-------- Records --------
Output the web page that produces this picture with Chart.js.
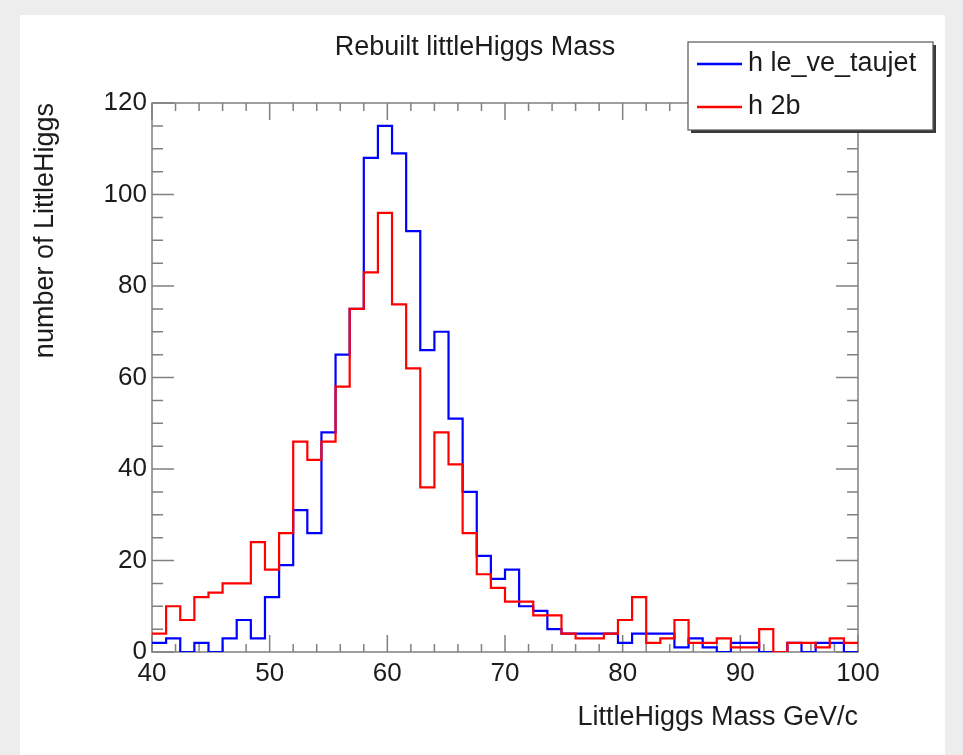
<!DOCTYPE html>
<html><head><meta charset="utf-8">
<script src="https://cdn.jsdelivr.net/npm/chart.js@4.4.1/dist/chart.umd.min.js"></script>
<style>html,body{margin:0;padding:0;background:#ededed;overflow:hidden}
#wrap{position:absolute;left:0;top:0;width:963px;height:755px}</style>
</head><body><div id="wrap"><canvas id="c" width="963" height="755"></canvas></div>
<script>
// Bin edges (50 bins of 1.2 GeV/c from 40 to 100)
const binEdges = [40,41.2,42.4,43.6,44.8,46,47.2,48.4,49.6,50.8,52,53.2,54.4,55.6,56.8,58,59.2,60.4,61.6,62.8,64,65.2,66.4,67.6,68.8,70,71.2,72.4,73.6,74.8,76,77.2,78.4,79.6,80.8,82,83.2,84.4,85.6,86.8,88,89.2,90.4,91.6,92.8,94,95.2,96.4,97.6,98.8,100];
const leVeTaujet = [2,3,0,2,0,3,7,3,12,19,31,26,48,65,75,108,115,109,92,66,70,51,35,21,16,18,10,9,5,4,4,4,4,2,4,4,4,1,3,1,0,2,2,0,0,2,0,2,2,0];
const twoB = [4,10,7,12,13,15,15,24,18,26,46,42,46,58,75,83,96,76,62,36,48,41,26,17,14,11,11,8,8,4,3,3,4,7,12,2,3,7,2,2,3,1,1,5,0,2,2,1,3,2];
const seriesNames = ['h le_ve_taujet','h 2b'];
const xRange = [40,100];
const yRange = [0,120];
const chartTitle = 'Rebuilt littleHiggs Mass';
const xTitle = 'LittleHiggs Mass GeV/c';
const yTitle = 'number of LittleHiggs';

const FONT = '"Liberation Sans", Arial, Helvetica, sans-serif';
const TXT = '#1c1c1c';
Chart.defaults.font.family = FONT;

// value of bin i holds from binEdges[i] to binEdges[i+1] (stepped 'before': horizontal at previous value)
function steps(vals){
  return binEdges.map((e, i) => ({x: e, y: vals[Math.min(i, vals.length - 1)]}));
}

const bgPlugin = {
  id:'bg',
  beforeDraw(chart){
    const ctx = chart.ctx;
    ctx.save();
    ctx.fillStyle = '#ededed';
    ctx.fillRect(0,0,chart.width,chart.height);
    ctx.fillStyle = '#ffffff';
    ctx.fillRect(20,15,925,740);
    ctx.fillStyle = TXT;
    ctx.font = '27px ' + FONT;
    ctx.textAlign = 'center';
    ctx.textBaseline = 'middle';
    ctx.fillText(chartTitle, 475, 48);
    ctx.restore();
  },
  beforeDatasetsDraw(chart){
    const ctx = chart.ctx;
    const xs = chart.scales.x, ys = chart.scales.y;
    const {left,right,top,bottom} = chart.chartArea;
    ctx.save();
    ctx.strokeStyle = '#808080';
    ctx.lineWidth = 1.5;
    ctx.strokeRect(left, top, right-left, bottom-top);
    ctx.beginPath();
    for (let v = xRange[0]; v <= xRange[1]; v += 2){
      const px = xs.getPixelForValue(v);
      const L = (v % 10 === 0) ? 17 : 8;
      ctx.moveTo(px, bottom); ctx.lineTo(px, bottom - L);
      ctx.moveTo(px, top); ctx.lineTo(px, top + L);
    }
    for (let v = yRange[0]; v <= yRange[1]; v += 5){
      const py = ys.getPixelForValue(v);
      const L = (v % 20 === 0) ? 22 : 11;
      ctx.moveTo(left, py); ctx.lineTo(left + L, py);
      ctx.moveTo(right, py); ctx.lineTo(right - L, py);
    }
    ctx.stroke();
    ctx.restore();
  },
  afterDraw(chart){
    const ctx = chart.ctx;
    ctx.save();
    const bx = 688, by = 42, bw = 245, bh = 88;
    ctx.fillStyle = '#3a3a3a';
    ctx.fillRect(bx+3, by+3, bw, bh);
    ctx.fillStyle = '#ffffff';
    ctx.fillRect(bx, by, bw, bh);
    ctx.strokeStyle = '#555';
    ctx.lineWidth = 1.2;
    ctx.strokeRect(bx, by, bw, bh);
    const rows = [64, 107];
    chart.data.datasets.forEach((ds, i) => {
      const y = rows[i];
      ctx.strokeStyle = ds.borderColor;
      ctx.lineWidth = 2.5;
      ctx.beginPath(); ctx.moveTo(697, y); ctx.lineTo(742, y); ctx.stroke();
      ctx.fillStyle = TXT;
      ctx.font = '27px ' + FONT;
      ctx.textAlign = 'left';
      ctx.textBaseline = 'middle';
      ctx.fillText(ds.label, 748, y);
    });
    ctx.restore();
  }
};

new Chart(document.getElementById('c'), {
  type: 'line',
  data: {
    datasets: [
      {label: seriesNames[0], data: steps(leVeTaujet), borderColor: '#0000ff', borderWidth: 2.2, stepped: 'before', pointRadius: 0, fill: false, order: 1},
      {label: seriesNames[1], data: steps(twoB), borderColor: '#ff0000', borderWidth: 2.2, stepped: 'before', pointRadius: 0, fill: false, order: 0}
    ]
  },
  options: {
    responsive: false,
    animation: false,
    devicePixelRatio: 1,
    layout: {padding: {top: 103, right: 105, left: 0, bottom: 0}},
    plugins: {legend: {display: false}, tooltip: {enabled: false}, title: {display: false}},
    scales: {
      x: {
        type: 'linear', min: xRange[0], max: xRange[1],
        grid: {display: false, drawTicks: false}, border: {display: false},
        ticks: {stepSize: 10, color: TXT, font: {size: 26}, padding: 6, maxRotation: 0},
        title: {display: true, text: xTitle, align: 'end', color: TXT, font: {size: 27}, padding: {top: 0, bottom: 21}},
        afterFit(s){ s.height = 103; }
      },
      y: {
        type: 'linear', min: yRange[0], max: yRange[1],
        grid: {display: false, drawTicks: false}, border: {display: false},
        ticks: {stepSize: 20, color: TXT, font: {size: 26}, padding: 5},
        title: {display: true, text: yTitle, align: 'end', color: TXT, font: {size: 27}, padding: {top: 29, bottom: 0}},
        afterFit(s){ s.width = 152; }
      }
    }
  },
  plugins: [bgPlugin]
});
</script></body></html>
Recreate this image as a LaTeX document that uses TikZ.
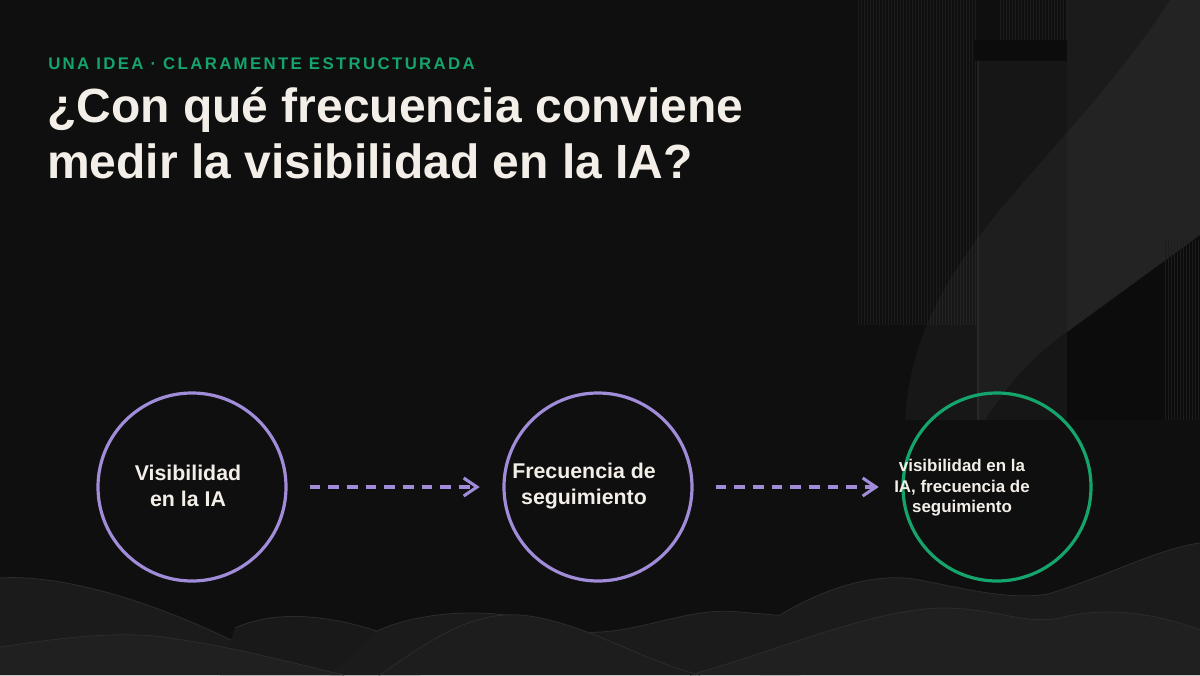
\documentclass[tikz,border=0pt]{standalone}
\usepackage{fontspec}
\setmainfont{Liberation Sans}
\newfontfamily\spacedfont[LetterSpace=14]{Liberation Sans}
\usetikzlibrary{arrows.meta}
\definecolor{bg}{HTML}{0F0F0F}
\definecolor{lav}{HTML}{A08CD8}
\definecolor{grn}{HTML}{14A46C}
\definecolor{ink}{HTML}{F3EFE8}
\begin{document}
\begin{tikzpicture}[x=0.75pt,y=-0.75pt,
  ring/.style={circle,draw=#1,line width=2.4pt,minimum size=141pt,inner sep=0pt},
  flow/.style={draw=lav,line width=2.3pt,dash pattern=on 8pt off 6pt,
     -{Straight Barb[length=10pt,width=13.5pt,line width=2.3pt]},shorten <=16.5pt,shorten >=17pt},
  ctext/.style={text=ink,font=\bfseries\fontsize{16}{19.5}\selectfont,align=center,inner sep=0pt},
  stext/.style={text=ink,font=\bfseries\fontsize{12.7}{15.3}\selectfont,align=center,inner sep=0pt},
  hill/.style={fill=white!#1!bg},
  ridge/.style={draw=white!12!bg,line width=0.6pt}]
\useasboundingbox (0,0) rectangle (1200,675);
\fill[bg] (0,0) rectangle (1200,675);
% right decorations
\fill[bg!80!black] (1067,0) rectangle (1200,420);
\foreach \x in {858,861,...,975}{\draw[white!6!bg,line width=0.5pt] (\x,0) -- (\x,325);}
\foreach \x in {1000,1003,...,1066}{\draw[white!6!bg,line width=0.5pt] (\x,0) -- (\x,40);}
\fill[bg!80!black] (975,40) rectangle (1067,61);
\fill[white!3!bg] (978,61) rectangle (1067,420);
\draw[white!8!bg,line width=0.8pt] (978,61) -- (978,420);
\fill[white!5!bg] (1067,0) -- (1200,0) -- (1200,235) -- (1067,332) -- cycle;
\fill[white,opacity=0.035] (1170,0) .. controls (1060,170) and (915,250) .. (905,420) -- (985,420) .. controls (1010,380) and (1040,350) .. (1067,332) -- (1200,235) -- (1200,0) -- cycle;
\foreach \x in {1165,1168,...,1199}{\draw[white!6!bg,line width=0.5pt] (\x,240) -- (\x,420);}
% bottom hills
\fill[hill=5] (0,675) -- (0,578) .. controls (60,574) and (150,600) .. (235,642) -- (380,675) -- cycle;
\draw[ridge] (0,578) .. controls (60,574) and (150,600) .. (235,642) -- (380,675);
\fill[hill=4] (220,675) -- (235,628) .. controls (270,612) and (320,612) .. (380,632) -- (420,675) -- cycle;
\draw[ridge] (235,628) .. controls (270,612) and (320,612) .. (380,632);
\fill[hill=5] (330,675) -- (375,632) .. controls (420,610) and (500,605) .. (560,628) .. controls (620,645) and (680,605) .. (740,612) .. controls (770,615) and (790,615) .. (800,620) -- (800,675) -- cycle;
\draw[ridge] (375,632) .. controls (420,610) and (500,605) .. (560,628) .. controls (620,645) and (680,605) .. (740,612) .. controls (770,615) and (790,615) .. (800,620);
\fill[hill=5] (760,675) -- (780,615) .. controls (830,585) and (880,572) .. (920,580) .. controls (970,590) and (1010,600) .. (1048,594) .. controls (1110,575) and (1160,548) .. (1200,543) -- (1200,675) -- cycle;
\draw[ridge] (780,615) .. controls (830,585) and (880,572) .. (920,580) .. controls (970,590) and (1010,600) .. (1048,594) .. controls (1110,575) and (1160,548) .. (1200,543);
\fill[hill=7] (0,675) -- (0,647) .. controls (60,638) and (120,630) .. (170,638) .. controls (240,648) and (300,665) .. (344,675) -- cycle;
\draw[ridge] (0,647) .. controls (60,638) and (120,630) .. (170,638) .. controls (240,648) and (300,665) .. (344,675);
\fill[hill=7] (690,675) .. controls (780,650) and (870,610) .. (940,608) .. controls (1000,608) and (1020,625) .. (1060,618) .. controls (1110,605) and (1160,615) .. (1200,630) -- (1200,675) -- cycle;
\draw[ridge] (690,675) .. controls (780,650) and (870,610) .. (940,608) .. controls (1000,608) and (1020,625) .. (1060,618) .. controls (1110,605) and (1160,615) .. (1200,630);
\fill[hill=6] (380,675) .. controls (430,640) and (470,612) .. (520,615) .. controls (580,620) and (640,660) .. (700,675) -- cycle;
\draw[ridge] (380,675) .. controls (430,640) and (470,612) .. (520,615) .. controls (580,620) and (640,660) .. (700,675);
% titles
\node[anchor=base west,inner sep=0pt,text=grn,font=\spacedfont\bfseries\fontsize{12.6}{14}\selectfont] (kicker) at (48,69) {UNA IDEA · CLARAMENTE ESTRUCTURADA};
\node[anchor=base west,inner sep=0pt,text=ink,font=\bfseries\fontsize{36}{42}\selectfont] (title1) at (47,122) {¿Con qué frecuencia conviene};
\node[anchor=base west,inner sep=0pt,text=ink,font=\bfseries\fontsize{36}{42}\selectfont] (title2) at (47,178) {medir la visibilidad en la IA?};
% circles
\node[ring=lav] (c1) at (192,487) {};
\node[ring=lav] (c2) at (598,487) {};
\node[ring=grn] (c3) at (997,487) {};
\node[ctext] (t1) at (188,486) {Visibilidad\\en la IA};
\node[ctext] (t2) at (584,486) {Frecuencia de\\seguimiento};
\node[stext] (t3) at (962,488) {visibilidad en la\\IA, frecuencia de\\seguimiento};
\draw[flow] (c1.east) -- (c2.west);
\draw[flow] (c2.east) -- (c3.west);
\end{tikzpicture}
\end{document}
--------
● Task prompt
Check each line of the records for "this" and copy the ones that contain it.

● Correct result
Output the web page that produces this picture with Chart.js.
Recreate this image as a LaTeX document that uses TikZ.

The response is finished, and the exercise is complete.